Context
A 15-container private AI platform produces a lot of telemetry, Claude Code subscription usage, GPU pressure on the inference container, queue depth on the content pipelines, build status across the in-house projects, certificate expiry dates, network reachability across the two Proxmox nodes. Most of it sits in journalctl logs nobody reads.
The dashboard is what gets opened first thing in the morning. It exists so that the answer to “is anything broken?” is a glance instead of an SSH session.
Brief
- Single page, single screen, no scroll on a 1080p monitor.
- Sub-200ms data refresh, nothing async, nothing waiting on a slow API.
- Live Claude Code usage tracking (read from the local CLI cache).
- Per-container health (CPU, memory, last restart).

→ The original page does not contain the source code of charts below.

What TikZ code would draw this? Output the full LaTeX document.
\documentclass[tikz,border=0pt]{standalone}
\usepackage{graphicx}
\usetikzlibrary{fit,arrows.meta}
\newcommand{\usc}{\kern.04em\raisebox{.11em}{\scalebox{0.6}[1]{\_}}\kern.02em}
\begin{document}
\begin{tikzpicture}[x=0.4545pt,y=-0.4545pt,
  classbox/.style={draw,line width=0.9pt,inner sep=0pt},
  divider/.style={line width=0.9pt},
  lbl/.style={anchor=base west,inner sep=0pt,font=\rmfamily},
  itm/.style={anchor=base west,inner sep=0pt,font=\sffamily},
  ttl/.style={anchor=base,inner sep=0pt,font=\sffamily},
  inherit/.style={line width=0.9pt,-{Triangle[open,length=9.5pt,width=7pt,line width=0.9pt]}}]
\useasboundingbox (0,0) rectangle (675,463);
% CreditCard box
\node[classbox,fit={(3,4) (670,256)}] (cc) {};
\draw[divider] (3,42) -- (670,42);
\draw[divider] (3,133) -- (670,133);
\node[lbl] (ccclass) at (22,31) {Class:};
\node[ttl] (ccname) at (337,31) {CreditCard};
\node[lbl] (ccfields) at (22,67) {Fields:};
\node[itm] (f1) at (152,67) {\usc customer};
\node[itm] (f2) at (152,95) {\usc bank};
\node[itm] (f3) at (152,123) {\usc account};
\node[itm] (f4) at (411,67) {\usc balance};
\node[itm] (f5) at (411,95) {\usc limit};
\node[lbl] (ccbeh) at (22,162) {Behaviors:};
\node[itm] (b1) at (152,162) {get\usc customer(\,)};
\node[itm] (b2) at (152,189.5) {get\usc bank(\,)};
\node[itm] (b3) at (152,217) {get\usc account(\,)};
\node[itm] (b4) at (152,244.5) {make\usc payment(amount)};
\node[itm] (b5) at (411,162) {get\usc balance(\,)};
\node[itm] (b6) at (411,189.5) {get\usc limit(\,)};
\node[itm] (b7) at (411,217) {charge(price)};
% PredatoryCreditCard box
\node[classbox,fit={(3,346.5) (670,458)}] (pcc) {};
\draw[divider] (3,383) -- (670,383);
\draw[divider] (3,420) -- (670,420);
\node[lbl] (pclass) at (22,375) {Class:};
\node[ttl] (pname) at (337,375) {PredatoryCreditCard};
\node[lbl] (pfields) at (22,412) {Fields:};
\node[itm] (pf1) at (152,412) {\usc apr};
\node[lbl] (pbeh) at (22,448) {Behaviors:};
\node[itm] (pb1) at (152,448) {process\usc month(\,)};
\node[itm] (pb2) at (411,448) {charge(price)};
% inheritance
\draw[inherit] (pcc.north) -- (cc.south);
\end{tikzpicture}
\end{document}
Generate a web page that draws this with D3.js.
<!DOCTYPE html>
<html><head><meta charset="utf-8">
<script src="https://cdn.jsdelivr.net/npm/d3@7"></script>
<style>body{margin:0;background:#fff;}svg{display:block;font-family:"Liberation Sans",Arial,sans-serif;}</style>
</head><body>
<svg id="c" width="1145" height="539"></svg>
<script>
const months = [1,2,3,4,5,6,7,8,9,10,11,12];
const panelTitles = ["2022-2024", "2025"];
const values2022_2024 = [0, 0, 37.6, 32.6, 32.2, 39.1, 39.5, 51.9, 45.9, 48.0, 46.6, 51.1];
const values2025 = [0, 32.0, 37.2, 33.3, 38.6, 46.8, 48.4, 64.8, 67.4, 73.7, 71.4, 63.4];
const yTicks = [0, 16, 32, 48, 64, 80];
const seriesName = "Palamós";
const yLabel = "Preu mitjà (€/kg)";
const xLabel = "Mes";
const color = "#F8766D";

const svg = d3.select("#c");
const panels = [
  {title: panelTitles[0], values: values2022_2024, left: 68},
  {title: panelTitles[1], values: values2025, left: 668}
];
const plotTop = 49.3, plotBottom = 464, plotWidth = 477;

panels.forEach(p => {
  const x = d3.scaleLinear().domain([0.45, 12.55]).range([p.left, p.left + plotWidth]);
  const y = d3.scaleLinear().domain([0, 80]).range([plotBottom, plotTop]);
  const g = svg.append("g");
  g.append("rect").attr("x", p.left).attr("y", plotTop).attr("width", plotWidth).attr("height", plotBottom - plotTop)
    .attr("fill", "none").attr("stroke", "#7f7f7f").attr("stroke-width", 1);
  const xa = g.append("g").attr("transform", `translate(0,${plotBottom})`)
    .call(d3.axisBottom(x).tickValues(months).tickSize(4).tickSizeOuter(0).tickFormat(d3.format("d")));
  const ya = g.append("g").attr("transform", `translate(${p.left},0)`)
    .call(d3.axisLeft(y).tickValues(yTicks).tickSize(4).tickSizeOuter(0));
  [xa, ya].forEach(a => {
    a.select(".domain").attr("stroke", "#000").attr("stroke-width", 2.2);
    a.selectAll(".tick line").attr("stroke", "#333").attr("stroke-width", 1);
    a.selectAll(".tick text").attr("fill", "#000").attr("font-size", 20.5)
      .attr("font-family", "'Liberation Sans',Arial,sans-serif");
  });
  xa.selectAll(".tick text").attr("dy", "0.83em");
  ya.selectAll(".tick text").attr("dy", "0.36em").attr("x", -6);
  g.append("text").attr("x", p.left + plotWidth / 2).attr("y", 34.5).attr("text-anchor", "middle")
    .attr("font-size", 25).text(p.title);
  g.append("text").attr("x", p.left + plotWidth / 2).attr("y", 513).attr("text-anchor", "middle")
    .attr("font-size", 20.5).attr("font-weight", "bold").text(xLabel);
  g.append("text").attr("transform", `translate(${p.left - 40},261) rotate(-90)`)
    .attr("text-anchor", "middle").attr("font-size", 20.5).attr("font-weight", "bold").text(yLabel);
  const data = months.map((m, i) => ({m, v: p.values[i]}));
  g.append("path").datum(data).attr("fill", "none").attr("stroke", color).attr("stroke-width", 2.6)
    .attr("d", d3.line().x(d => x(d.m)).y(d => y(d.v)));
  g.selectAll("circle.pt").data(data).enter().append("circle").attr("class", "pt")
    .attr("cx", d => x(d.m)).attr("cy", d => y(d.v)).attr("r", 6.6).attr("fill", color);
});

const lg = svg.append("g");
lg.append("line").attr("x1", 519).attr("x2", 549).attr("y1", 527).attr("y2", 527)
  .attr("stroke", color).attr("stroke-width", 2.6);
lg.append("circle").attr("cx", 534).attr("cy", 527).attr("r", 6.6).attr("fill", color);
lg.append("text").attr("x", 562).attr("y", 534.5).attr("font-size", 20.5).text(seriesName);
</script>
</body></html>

- Project queue plans (current pipeline state across FB-Media + ContentForge).
- Auth, single user (me), Basic Auth bcrypt was correct for the threat model.

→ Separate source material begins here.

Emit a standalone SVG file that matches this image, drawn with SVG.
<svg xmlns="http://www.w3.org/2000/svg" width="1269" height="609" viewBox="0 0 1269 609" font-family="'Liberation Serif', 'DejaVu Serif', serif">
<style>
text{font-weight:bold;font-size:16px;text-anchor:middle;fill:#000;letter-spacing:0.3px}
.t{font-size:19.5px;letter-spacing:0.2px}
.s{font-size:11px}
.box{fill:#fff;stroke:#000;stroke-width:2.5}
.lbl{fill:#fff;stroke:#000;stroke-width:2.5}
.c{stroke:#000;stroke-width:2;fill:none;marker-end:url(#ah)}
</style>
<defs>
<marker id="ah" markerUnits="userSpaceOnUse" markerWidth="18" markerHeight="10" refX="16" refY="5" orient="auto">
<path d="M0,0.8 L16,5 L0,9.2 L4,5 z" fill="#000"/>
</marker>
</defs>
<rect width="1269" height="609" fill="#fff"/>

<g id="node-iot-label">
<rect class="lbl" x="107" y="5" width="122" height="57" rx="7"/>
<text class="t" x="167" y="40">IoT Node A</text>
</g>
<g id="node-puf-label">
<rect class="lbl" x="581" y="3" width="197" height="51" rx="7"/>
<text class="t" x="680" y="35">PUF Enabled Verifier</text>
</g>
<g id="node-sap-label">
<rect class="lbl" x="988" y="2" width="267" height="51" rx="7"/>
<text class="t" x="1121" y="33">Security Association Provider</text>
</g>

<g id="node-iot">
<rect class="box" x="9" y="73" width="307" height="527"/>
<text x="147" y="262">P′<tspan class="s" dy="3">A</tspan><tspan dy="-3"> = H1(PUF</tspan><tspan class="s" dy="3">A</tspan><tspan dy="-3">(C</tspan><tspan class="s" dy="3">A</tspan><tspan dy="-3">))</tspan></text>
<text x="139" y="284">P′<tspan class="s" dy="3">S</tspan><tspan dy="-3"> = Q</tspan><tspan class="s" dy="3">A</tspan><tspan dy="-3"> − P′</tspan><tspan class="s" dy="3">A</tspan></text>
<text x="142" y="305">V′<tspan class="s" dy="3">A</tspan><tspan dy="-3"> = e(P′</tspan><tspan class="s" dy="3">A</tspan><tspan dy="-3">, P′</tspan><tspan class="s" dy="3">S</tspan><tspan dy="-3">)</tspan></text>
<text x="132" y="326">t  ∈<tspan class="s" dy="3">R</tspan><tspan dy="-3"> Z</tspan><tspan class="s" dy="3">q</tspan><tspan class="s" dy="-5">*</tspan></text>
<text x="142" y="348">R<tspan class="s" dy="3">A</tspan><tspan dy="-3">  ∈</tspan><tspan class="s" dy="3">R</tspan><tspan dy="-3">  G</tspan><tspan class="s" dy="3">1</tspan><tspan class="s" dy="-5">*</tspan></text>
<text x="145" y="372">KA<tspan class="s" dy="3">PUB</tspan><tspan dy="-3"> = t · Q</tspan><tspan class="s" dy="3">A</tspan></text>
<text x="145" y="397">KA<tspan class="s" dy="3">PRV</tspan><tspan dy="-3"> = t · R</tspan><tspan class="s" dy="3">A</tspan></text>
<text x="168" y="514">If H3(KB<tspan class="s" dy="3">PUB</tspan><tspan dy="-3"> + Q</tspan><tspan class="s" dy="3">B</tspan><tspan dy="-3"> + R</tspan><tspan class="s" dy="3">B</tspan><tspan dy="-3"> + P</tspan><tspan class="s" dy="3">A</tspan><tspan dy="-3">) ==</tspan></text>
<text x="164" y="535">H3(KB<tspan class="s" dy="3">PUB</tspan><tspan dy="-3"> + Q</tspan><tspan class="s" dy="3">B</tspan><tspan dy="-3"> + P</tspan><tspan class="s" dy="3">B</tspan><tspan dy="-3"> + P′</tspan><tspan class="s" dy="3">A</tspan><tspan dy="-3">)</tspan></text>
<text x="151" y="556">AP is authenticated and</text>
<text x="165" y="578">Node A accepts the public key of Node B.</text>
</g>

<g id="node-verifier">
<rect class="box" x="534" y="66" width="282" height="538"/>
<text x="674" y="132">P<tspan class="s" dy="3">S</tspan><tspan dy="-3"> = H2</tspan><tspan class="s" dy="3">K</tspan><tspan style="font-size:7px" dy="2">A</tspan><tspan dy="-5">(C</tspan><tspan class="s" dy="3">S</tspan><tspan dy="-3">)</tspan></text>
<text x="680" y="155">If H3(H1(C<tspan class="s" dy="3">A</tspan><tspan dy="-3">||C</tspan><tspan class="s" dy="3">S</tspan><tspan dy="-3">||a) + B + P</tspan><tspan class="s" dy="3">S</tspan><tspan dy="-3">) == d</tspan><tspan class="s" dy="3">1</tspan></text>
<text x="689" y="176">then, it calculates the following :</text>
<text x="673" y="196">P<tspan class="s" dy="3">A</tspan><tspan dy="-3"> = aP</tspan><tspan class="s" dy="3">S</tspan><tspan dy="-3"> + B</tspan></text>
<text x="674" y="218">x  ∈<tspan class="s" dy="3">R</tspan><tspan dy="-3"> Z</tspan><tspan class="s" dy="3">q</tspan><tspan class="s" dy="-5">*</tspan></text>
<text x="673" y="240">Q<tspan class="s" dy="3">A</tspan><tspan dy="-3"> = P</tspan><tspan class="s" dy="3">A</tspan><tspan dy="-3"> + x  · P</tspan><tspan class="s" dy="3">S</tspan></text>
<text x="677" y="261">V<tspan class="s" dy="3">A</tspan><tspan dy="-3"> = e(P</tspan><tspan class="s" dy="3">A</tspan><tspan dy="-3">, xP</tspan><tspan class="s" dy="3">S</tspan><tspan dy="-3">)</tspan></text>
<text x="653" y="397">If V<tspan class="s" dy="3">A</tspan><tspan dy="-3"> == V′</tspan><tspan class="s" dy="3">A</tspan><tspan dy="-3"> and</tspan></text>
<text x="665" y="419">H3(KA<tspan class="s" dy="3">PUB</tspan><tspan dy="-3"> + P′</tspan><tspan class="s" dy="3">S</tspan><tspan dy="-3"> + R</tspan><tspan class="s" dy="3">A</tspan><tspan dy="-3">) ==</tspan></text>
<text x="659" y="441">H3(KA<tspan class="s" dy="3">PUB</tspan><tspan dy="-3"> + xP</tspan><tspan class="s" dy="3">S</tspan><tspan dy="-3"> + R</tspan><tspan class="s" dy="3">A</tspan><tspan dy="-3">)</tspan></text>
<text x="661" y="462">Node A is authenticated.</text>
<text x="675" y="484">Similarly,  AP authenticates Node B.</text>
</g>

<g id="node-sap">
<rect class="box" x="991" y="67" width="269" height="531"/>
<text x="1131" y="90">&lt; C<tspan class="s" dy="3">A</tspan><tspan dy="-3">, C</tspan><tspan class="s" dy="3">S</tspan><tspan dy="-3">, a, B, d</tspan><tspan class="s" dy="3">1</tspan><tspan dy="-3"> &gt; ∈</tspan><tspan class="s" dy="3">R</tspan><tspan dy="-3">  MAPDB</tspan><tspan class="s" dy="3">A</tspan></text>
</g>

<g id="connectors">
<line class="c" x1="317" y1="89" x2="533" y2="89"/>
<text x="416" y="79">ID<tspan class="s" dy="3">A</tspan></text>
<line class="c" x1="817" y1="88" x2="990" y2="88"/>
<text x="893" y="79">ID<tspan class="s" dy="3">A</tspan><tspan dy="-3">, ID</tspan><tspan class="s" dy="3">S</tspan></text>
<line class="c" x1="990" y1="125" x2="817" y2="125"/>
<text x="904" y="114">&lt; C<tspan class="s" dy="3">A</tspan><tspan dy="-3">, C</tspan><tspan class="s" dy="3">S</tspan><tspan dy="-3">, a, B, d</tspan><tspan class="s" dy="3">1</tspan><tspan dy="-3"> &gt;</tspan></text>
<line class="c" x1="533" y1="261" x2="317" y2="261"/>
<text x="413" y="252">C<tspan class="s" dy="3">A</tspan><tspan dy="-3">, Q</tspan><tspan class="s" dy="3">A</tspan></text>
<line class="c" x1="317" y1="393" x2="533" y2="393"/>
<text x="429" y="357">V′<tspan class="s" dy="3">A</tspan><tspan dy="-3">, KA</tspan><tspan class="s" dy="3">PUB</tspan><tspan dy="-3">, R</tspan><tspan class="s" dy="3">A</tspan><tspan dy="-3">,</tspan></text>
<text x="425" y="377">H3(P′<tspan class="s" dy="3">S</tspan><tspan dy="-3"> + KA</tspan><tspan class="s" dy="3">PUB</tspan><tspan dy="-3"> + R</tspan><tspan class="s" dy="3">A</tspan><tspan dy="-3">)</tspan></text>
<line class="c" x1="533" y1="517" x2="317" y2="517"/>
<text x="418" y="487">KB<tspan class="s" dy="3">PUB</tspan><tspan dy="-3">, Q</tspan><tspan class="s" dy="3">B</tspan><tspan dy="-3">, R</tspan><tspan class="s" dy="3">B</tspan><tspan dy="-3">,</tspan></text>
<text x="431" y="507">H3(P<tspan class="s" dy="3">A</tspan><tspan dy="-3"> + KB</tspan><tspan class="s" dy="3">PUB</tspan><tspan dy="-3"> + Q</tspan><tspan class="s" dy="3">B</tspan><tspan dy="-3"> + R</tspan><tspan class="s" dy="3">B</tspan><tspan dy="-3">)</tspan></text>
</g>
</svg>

- Hosted on the platform itself, not a SaaS, the dashboard cannot depend on the thing it monitors.
Architecture
Vite + React frontend. Fastify backend on Node, SQLite for the small bit of state (alert thresholds, snoozed warnings). PM2 keeps the Node process alive across reboots; runs in CT 208 on the services-tier Proxmox node.
The cleverest piece is the Gaming PC sidecar. The Claude Code CLI’s usage data lives on a Windows WSL2 host that the LXC containers can’t see directly. A small Node sidecar (claude-sidecar systemd service, port 11436) on the Gaming PC reads the local CLI cache + serves a JSON endpoint over the LAN. The dashboard polls it every 5 seconds.

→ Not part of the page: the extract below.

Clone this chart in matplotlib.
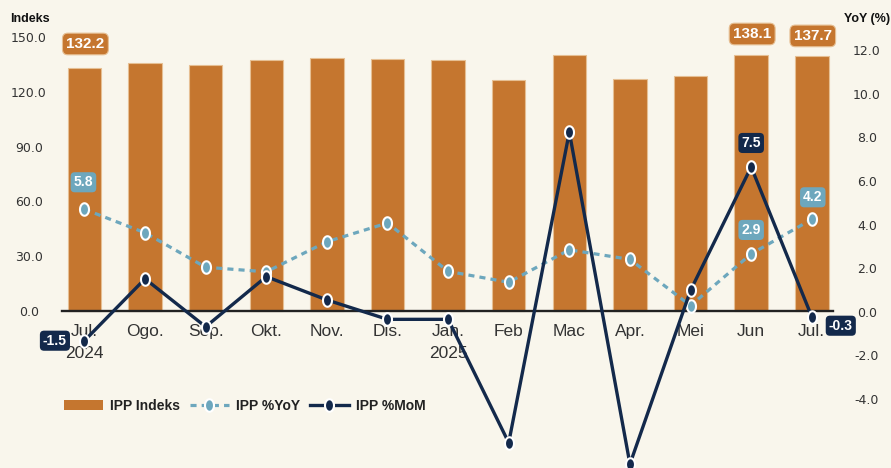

A Windows portproxy bridges the LAN port to the WSL2 internal address, the workaround took an afternoon to land but means the dashboard sees real Claude usage in real time, not a guess based on log scraping.
Outcomes
- 15 LXC containers monitored across two Proxmox nodes.
- Sub-200ms refresh for the live cards (Claude usage, GPU, queue depth).
- Single-screen layout, everything visible at 1080p without scrolling.
- Zero downtime since launch, the dashboard ran through every kernel-upgrade reboot cycle.
- Operator overhead, the morning check-in went from 5 minutes of
pct list+nvidia-smi+journalctlto a 10-second glance.
Screens
[FILL: replace with screenshots of the live dashboard, main screen + Claude usage card + GPU pressure card + queue plans card. Anonymize any container hostnames if needed.]
What’s next
Two items on the next-iteration list:
- Push the WSL2 sidecar logic into a proper service account on the Gaming PC instead of running it under the developer login. The SSH chain that grants the dashboard read access to the CLI cache is currently a single point of failure if the developer login expires.
- Per-container alert rules, current alerting is threshold-only (CPU > 90%, memory > 95%). A small rules engine (e.g. Prometheus AlertManager-lite) would let me tag noisy alerts as snoozed without losing the underlying signal.